Alcohol Companies are Waking up to Opportunity

Constellation Brands just increased its stake in Canopy Growth (CGC) by $4 billion -- part of the reason CGC exploded in recent days. That comes just 10 months after Constellation first took a 10% stake in Canopy to help create nonalcoholic cannabis-infused drinks and other products.

Constellation’s investment in Canopy -- the biggest known deal in the marijuana industry -- shows just how far traditional alcoholic beverage companies are willing to go to find growth.
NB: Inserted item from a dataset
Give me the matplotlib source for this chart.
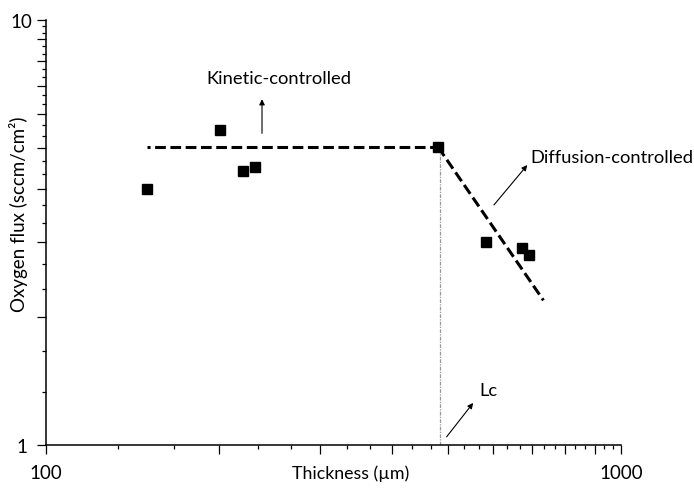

As sales of beer fall in the United States, brewers have begun to bet that legalization of marijuana around the globe, especially the United States, will continue to build momentum and sales of cannabis products will take off.

Legal sales alone could be worth $47 billion within a decade, note analysts at RBC.

Molson Coors even listed legal cannabis among the biggest possible risks to its business in its annual shareholder report.

Even Cree Inc.’s (CREE) LED lights are used for indoor lighting options for growers.

Hewlett-Packard powers the Flowhub cannabis compliance solutions, too.  Flowhub’s product not only provides business management and transactional processing tools for retail stores but also workflow focused on compliance, regulatory and reporting rules of marijuana dispensaries.

So why are these companies taking part in the marijuana boom?

It all comes down to the almighty dollar. 

Marijuana sales are booming nationwide.  And firms like Cowen & Co. believe sales of cannabis will skyrocket from $6 billion in 2016 to $75 billion within the next 12 years.